Importantly, TGA is using the cash it generates to grow shareholder value. One way it has done this is by drastically reducing its debt. It has the lowest debt of its peers, which is highly advantageous as we move into a global economic cycle that will be marked by higher interest rates. Besides paying off its debt, TGA has also significantly ramped up dividends. In March, it declared a dividend of $0.10 per share, a 185% increase from the $0.035/share it paid in 2019.

In light of its improving cash position and strong balance sheet, TGA has adopted a distribution policy to allocate a minimum of 75% of its annual free cash flow to its shareholders through dividends and share buybacks.

TGA 1 year performance vs peer set

TGA 1 year performance vs peer set (Seeking Alpha)

If you look at the stock chart of TGA, AMPY, and EGY, you can see that they have all been moving higher together in the past year in step with rising crude oil prices. While we expect all these stocks to continue benefiting from high crude oil prices, we expect a divergence in performance between TGA and its peers based on the company’s better cash generation, low debt, and shareholder distributions. Moreover, as rate hikes gain momentum in the US and other economies around the world, we expect investors to pay a premium for names with low debt and sell off those with high debt, creating an opportunity for higher returns in TGA relative to its peers, particularly AMPY and BNEFF which are both highly leveraged.

Key risks

TGA is a good pick for investors looking to make high returns in oil and gas exploration and production. The fact that it is a small cap means that it can move faster than its larger peers. It is also fairly valued at 2.37x EV/EBITDA [TTM], which is lower than EGY’s 6.08x. The reason we are comparing it with EGY and not the rest is that EGY is the only similarly sized peer that is tracking in line with TGA in terms of its debt profile, cash generation and profitability. AMPY is unprofitable and BNEFF, while profitable, is heavily indebted.

For all its positives, however, investors also need to be aware of the key risks in TGA. The first is the sustainability of the dividend and share repurchase plans. The company’s dividend, which it intends to pay semi-annually, is correlated to its Egyptian operations cash flow, according to the company’s press releases. In its June 2022 investor presentation, the company notes that it has renewed its key projects in Egypt. This notwithstanding, there is significant concentration risk in terms of TGA’s asset base. Relying heavily on one country can prove disastrous in the event of economic, political, or military developments.

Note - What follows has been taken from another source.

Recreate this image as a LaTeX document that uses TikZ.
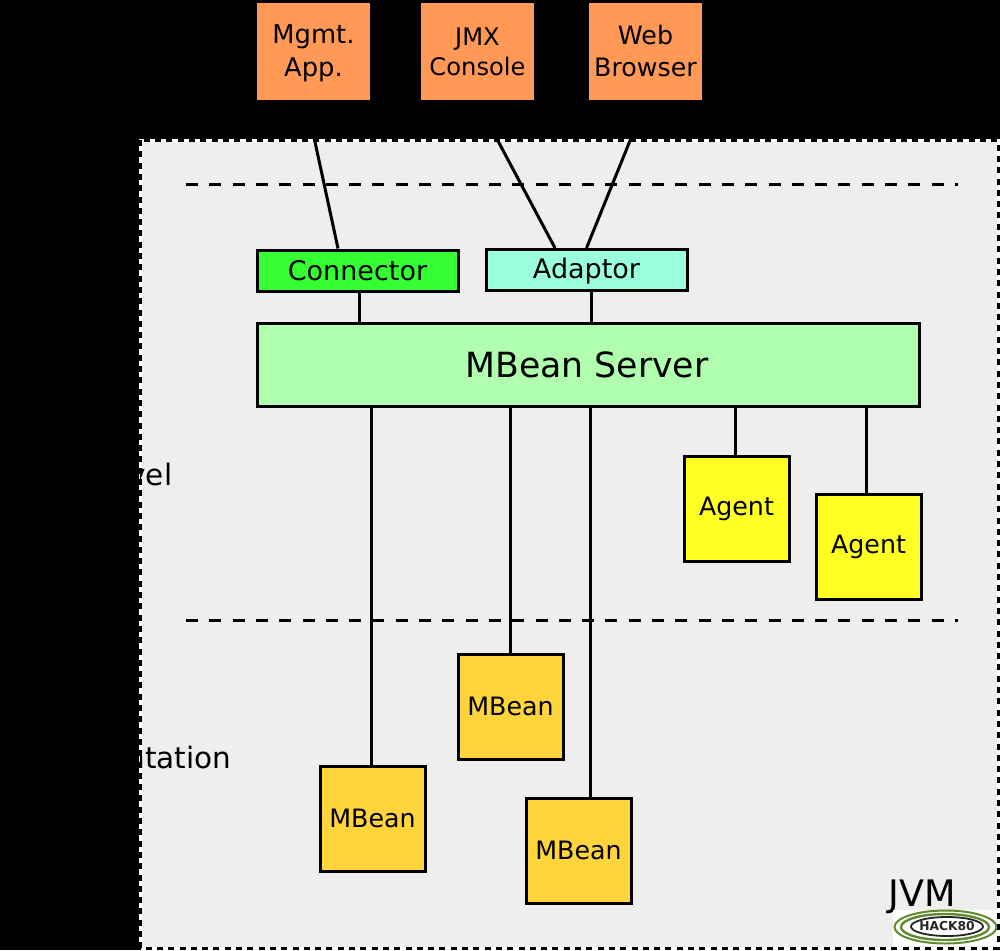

The other risk is a decline in oil prices. Although analysts see the current high prices remaining in place for a while, oil prices will eventually decline. That is just the inherent nature of cyclical sectors. When this happens, small caps such as TGA that have risen much faster than large caps will also decline much faster. Investors who buy into TGA therefore need to be mindful of this volatility and manage their trades and risk accordingly.